Something I never really would have thought much about was the creation of statistics does as it impacts an index creation – mostly, the naming convention. In some situations, there may be a need to create your own statistics. Now, 99.999% of the time you will likely be indexing and creating statistics in a much different form than what I’m about to show but nonetheless, it happened to me today so I’m going to show it so others can avoid it.
Take an example table named, testarea loaded with some test data.
CREATE TABLE testarea (colint INT, colchar varchar(155))
GO
INSERT INTO testarea
SELECT RAND()*100,REPLICATE('x',155)
GO 1000
At the time of this table’s creation, you may already know that colint is going to be needed in a predicate form. At this time you could create your own statistics on colint.
CREATE STATISTICS colint_cover ON [dbo].[testarea]([colint])
GO
So far, nothing is a big surprise here.
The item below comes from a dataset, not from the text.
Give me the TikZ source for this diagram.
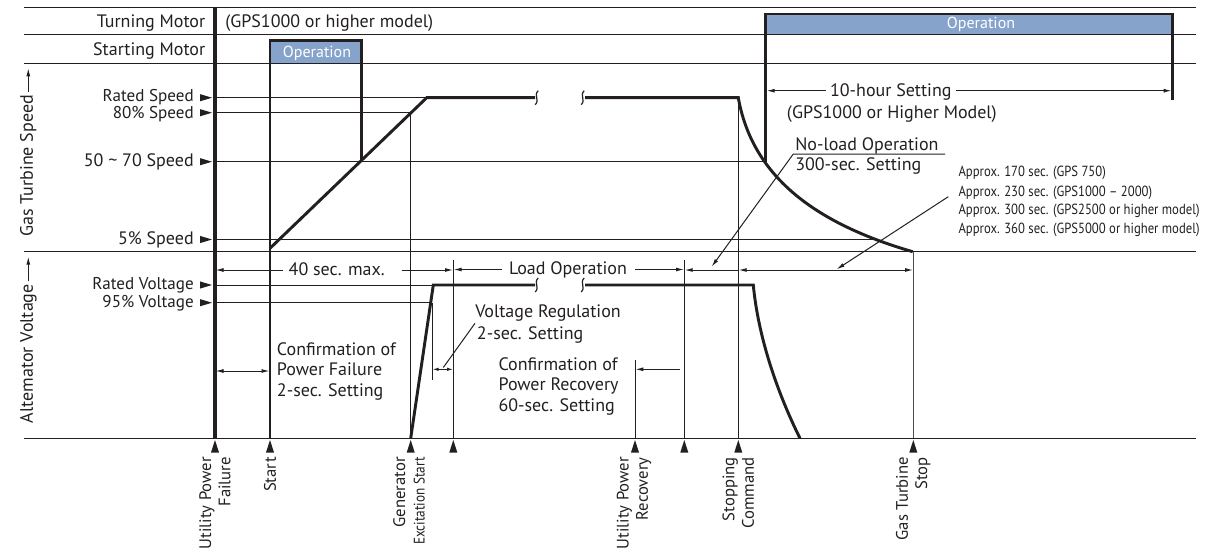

We have a table and a column that we created statistics on effectively getting ahead of the game. What we do need to pay close attention to is the name of the statistics we have chosen.
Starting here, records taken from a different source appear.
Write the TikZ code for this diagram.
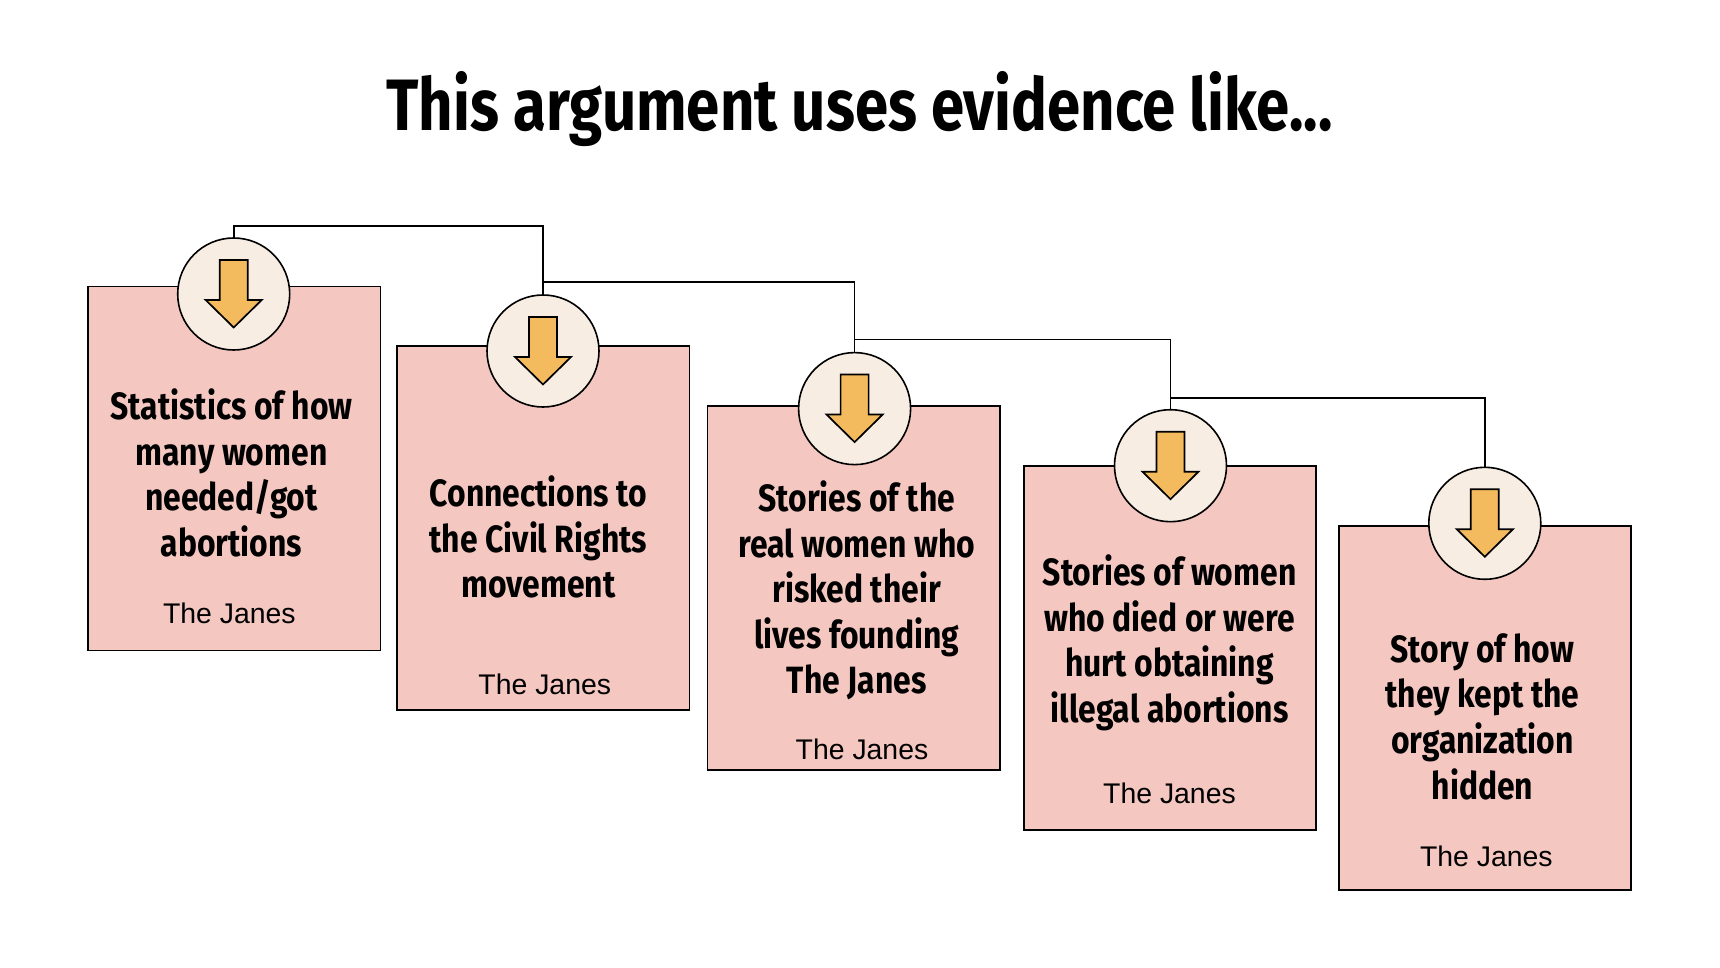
\documentclass[tikz,border=0pt]{standalone}
\usepackage{fontspec}
\setmainfont{Liberation Sans}
\newfontfamily\headfont[FakeStretch=0.838]{Fira Sans}[BoldFont={Fira Sans Bold}]
\newfontfamily\titlefont[FakeStretch=0.823]{Fira Sans}[BoldFont={Fira Sans Bold}]
\definecolor{boxpink}{HTML}{F4C7C1}
\definecolor{discream}{HTML}{F7EDE2}
\definecolor{arrowgold}{HTML}{F4BB5E}
\tikzset{
  x=0.5pt,y=-0.5pt,
  card/.style={draw=black,fill=boxpink,line width=0.85pt,minimum width=146.3pt,minimum height=182pt,inner sep=0pt,outer sep=0pt,anchor=north west},
  disc/.style={circle,draw=black,fill=discream,line width=0.8pt,minimum size=56pt,inner sep=0pt,outer sep=0pt},
  wire/.style={draw=black,line width=0.8pt},
  heading/.style={font=\headfont\bfseries\fontsize{19}{22.8}\selectfont,align=center,inner sep=0pt},
  source/.style={font=\fontsize{14.2}{17}\selectfont,inner sep=0pt},
  titletext/.style={font=\titlefont\bfseries\fontsize{36.4}{42}\selectfont,inner sep=0pt},
  downarrow/.pic={\draw[fill=arrowgold,line width=0.85pt,line join=miter]
     (-14,-34)--(14,-34)--(14,6)--(28,6)--(0,33.5)--(-28,6)--(-14,6)--cycle;}
}
\begin{document}
\begin{tikzpicture}
\useasboundingbox (0,0) rectangle (1720,968);
\fill[white] (0,0) rectangle (1720,968);
\node[titletext] (title) at (859.5,109) {This argument uses evidence like...};

\coordinate (j1) at (390,226);
\coordinate (j2) at (700,282);
\coordinate (j3) at (1020,339.5);
\coordinate (j4) at (1330,398);

\node[card] (b1) at (88,286.5) {};
\node[card] (b2) at (397,345.7) {};
\node[card] (b3) at (707.6,406) {};
\node[card] (b4) at (1023.7,466.2) {};
\node[card] (b5) at (1338.7,526.2) {};

\node[disc] (c1) at (233.7,294) {};
\node[disc] (c2) at (543,351) {};
\node[disc] (c3) at (854.6,408.6) {};
\node[disc] (c4) at (1170.5,465.7) {};
\node[disc] (c5) at (1484.8,523.3) {};

\draw[wire] (c1.north) |- (j1) -| (c2.north);
\draw[wire] (c2.north) |- (j2) -| (c3.north);
\draw[wire] (c3.north) |- (j3) -| (c4.north);
\draw[wire] (c4.north) |- (j4) -| (c5.north);

\pic at (c1) {downarrow};
\pic at (c2) {downarrow};
\pic at (c3) {downarrow};
\pic at (c4) {downarrow};
\pic at (c5) {downarrow};

\node[heading] (h1) at (231.5,473) {Statistics of how\\many women\\needed/got\\abortions};
\node[heading] (h2) at (538.4,537) {Connections to\\the Civil Rights\\movement};
\node[heading] (h3) at (856.7,590.5) {Stories of the\\real women who\\risked their\\lives founding\\The Janes};
\node[heading] (h4) at (1169.6,642.8) {Stories of women\\who died or were\\hurt obtaining\\illegal abortions};
\node[heading] (h5) at (1482.5,716.6) {Story of how\\they kept the\\organization\\hidden};

\node[source] (s1) at (229.4,613.7) {The Janes};
\node[source] (s2) at (544.8,684) {The Janes};
\node[source] (s3) at (862,749) {The Janes};
\node[source] (s4) at (1169.5,793) {The Janes};
\node[source] (s5) at (1486.3,856.4) {The Janes};
\end{tikzpicture}
\end{document}
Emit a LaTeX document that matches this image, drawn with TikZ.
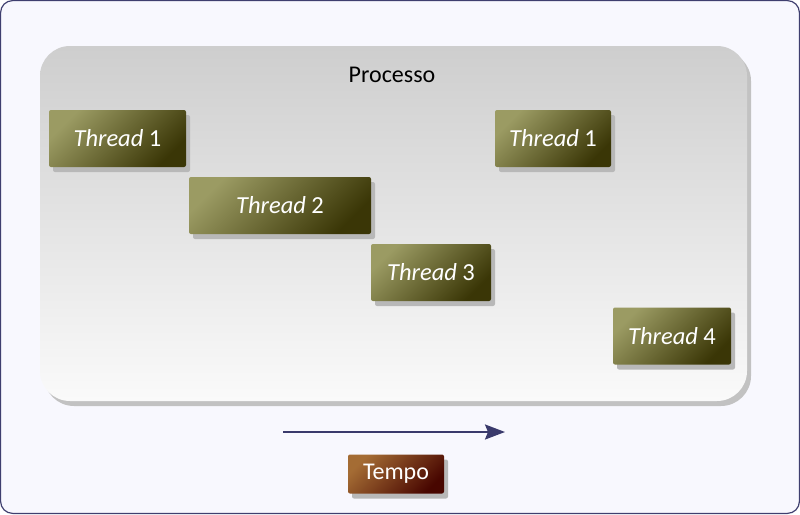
\documentclass[tikz,border=0pt]{standalone}
\usepackage{fontspec}
\setmainfont{Carlito}
\usetikzlibrary{arrows.meta,shadows,positioning}

\definecolor{framefill}{HTML}{F8F8FE}
\definecolor{frameline}{HTML}{3F3F6F}
\definecolor{proctop}{HTML}{CECECE}
\definecolor{procbottom}{HTML}{FAFAFA}
\definecolor{procshadow}{HTML}{C2C2C2}
\definecolor{threadlight}{HTML}{9B9B63}
\definecolor{threaddark}{HTML}{3A3606}
\definecolor{tempolight}{HTML}{A46C34}
\definecolor{tempodark}{HTML}{480600}
\definecolor{boxshadow}{HTML}{B8B8B8}
\definecolor{timeline}{HTML}{3A3A6C}

\begin{document}
\begin{tikzpicture}[%
x=1pt, y=-1pt,
>={Stealth[length=20pt,width=15pt,inset=3pt]},
thread/.style={rounded corners=2pt, top color=threadlight,
  bottom color=threaddark, shading angle=45, minimum height=57pt,
  inner sep=0pt, text=white, font=\fontsize{24.5}{28}\selectfont,
  drop shadow={shadow xshift=4pt, shadow yshift=-5pt,
  fill=boxshadow, opacity=1}},
tempobox/.style={thread, top color=tempolight, bottom color=tempodark,
  shading angle=45, minimum height=39pt, font=\fontsize{24}{28}\selectfont},
process/.style={rounded corners=30pt, top color=proctop,
  bottom color=procbottom, inner sep=0pt,
  drop shadow={shadow xshift=4pt, shadow yshift=-5pt,
  fill=procshadow, opacity=1}}
]
\useasboundingbox (0,0) rectangle (800,514);
\draw[frameline, fill=framefill, line width=1.2pt, rounded corners=12pt]
  (0.6,0.6) rectangle (799.4,513.4);

% processo
\node[process, minimum width=707pt, minimum height=355pt] (proc) at (393.5,223.5) {};
\node[font=\fontsize{24}{28}\selectfont] (titolo) at (392,75) {Processo};

% thread
\node[thread, minimum width=137pt] (t1a) at (117.5,138.5) {\textit{Thread} 1};
\node[thread, minimum width=182pt] (t2) at (280,205.5) {\textit{Thread} 2};
\node[thread, minimum width=120pt] (t3) at (431,272.5) {\textit{Thread} 3};
\node[thread, minimum width=116pt] (t1b) at (553,138.5) {\textit{Thread} 1};
\node[thread, minimum width=118pt] (t4) at (672,336) {\textit{Thread} 4};

% tempo
\coordinate (inizio) at (283,432);
\coordinate (fine) at (505,432);
\draw[->, timeline, line width=2pt] (inizio) -- (fine);
\node[tempobox, minimum width=96pt] (tempo) at (396,474) {Tempo};
\end{tikzpicture}
\end{document}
In the case of the colint column, we’ll effectively want to have an index if it is being used as a predicate. In this case, we could call that index colint_cover, while it may include non-key columns to cover queries.
CREATE INDEX colint_cover ON testarea(colint)
INCLUDE (colchar)
GO
Trying to execute this statement will generate the following error
Msg 1913, Level 16, State 1, Line 1
The operation failed because an index or statistics with name ‘colint_cover’ already exists on table ’testarea’.
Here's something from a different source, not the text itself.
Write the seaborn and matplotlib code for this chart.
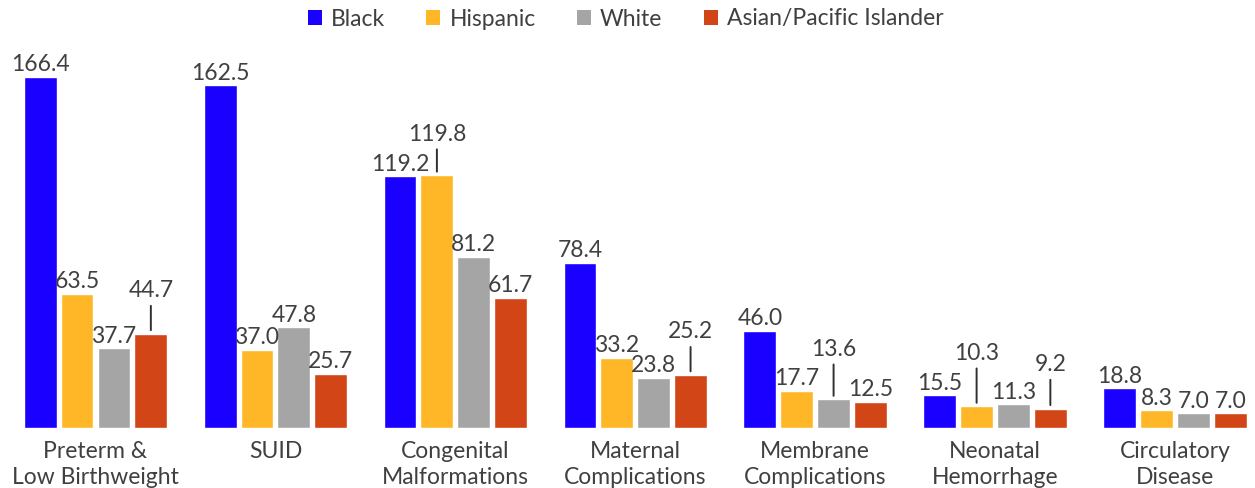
import matplotlib
matplotlib.use("Agg")
import matplotlib.pyplot as plt
from matplotlib.patches import Patch
import seaborn as sns
import pandas as pd

causes = [
    "Preterm &\nLow Birthweight",
    "SUID",
    "Congenital\nMalformations",
    "Maternal\nComplications",
    "Membrane\nComplications",
    "Neonatal\nHemorrhage",
    "Circulatory\nDisease",
]
groups = ["Black", "Hispanic", "White", "Asian/Pacific Islander"]

black = [166.4, 162.5, 119.2, 78.4, 46.0, 15.5, 18.8]
hispanic = [63.5, 37.0, 119.8, 33.2, 17.7, 10.3, 8.3]
white = [37.7, 47.8, 81.2, 23.8, 13.6, 11.3, 7.0]
asian_pi = [44.7, 25.7, 61.7, 25.2, 12.5, 9.2, 7.0]

colors = ["#1A00FF", "#FFB728", "#A5A5A5", "#D24516"]
text_color = "#404040"

# labels lifted above their bar with a leader line: (cause index, group index) -> pixels
lifted = {(0, 3): 43, (2, 1): 41, (3, 3): 43, (4, 2): 50, (5, 1): 53, (5, 3): 44}

rows = []
for g, vals in zip(groups, [black, hispanic, white, asian_pi]):
    for c, v in zip(causes, vals):
        rows.append({"cause": c, "group": g, "rate": v})
df = pd.DataFrame(rows)

sns.set_theme(style="white")
plt.rcParams["font.family"] = ["Lato", "DejaVu Sans"]

fig = plt.figure(figsize=(12.55, 4.88), dpi=100)
ax = fig.add_axes([0, 60 / 488, 1, 428 / 488])

sns.barplot(
    data=df, x="cause", y="rate", hue="group", order=causes, hue_order=groups,
    palette=colors, width=0.82, gap=0.11, saturation=1, legend=False, ax=ax,
)

ax.set_xlim(-0.531, 6.445)
ax.set_ylim(0, 202.8)
ax.set_xlabel("")
ax.set_ylabel("")
ax.set_yticks([])
sns.despine(ax=ax, left=True, top=True, right=True, bottom=True)
ax.tick_params(axis="x", length=0, pad=9, labelsize=16.5, labelcolor=text_color)
for lbl in ax.get_xticklabels():
    lbl.set_linespacing(1.3)

for gi, cont in enumerate(ax.containers):
    for ci, bar in enumerate(cont):
        x = bar.get_x() + bar.get_width() / 2
        top = bar.get_height()
        label = f"{top:.1f}"
        if (ci, gi) in lifted:
            ax.annotate(
                label, xy=(x, top), xytext=(0, lifted[(ci, gi)]),
                textcoords="offset pixels", ha="center", va="center",
                fontsize=16.5, color=text_color,
                arrowprops=dict(arrowstyle="-", color="#303030", lw=1.4,
                                shrinkA=1, shrinkB=2.5),
            )
        else:
            ax.annotate(
                label, xy=(x, top), xytext=(0, 12),
                textcoords="offset pixels", ha="center", va="center",
                fontsize=16.5, color=text_color,
            )

handles = [Patch(facecolor=c, edgecolor="none") for c in colors]
fig.legend(
    handles, groups, loc="center", bbox_to_anchor=(0.4985, 1 - 19 / 488),
    ncol=4, frameon=False, fontsize=16.5, labelcolor=text_color,
    handlelength=0.61, handleheight=0.61, handletextpad=0.4, columnspacing=1.8,
    borderpad=0,
)

fig.savefig("out.png", dpi=100)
This frustrated me for a second given the creation of an index will automatically generate a statistics name exactly the same as the index.
For example
CREATE INDEX IDX_colint ON [dbo].[testarea]([colint])
GO
select * from sys.stats where object_id = OBJECT_ID('testarea')
GO
As stated earlier, the statistics are named the same as the index.
In order to create the index at this point, a different name would be needed.
CREATE INDEX idx_colint_cover ON testarea(colint)
INCLUDE (colchar)
GO
But run the sys.stats query again
SELECT * FROM sys.stats WHERE object_id = OBJECT_ID('testarea')
GO
So, as shown, we now have duplicated statistics which will take twice the resources to maintain.
This is something to keep in mind if you ever create statistics manually. Mostly, ensure you are not creating duplicate statistics.
On a final note: This brings up the need to follow naming conventions closely and ensure that best practice is done for your databases and instances. Some ideas are starting procedures with what operations they perform. ins_name, del_name and so on. Statistics can follow this with, stats_cols. Defining these naming conventions and strictly following them will avoid these odd occurrences that I’ve talked about today.